L’implantation d’une éolienne en mer a des avantages en comparaison à une autre érigée sur le sol. «Si on a une surface où il n’y a pas d’arbres, pas de bâtiments, pas de bosses, et que le rotor tourne plusieurs dizaines de mètres en haut de l’eau, c’est bien meilleur, explique M. Rousse. Mais ça coûte plus cher à installer.»

C’est sûr que ça va avoir un effet indéniable sur le bilan de la Chine. Mais c’est un peu comme si quelqu’un fumait 25 cigarettes par jour et qu’il décidait d’en allumer une de moins. La Chine va quand même demeurer le plus gros pollueur du monde avec les États-Unis.

— Daniel Rousse

Réduire les émissions de GES

Avec cette imposante structure, la Chine espère ainsi réduire son bilan carbone de 66 000 tonnes de dioxyde de carbone, alors qu’elle reste une mauvaise élève en la matière. En 2021, le pays était à lui seul responsable de 27,9% des émissions de GES planétaires, avec 13438 mégatonnes d’équivalent en dioxyde de carbone. «C’est sûr que ça va avoir un effet indéniable sur le bilan de la Chine, souligne Daniel Rousse. Mais c’est un peu comme si quelqu’un fumait 25 cigarettes par jour et qu’il décidait d’en allumer une de moins. La Chine va quand même demeurer le plus gros pollueur du monde avec les États-Unis.»

Néanmoins, la puissance de l’éolienne est telle qu’elle permet d’instaurer un microclimat aux alentours. «Avec sa taille imposante, l’éolienne crée une légère perturbation climatique, mais ça ne dure pas. Si on s’éloigne de quelques centaines de mètres, tout redevient normal.
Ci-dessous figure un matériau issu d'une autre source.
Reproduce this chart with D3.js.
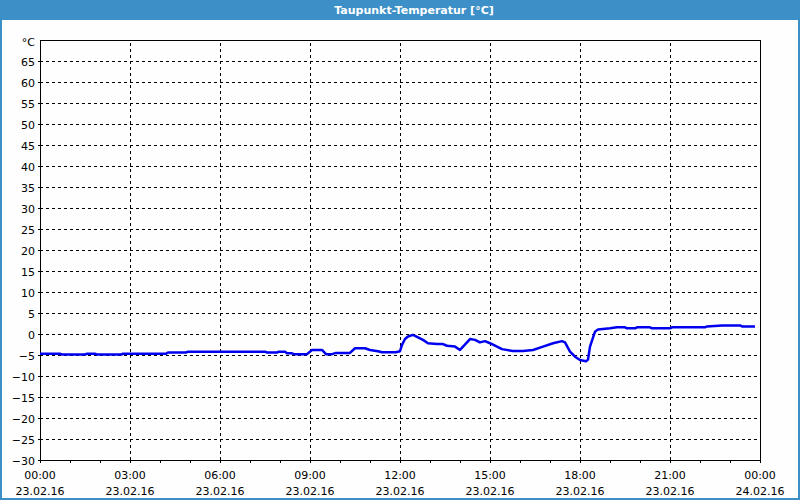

Mais la variation de pression fait fluctuer la température et ça forme un microclimat plus froid parce qu’on a retiré de l’énergie à l’air pour le transmettre au rotor.»

Photo: Mingyang Smart Energy

Un choix judicieux pour le Québec?

Dans la Belle Province, Hydro-Québec a annoncé l’année dernière son intention de réaliser de gros projets éoliens. «Présentement, ici, c’est la meilleure source de production d’énergie à installer, parce que ça revient moins cher que pour l’hydroélectricité», souligne M. Rousse.

Néanmoins, l’ajout d’éoliennes en mer ne représente «pas une solution intéressante». «Pourquoi? Parce qu’on a plein de place sur la terre ferme où les aménager» et que cette avenue est moins onéreuse. Le professeur cite en exemple le projet éolien Apuiat de 200 MW, créé en collaboration avec les communautés innues sur la Côte-Nord.

Pour l’expert, le meilleur endroit où implanter de futures éoliennes au Québec serait dans le nord de la province. «C’est en haut de la ligne des arbres, au Québec, qu’il vente le plus et où l’on a le plus de potentiel. On pourrait les installer près de l’aménagement Robert-Bourassa et de tout le complexe hydroélectrique de la Baie-James.» Une solution qui permettrait d’emprunter les couloirs d’acheminement actuels. «Et si on n’a pas assez de conduites électriques, on n’a qu’à en ajouter. Les routes pour réaliser l’entretien et la maintenance existent déjà.»

Faute d’accord avec les villes et les Premières Nations, il serait aussi techniquement possible d’implanter des éoliennes dans le fleuve Saint-Laurent. «Mais il faudrait alors faire un paquet d’études sur le trafic maritime.» Cette option aurait néanmoins pour avantage d’interdire la circulation des bateaux à certains endroits, ce qui entraînerait un effet positif sur la biodiversité marine. «Mais en général, tant qu’on va pouvoir s’entendre avec les communautés autochtones ou les muni­cipalités pour installer des éoliennes sur la terre ferme, ça devrait rester la solution à privilégier.»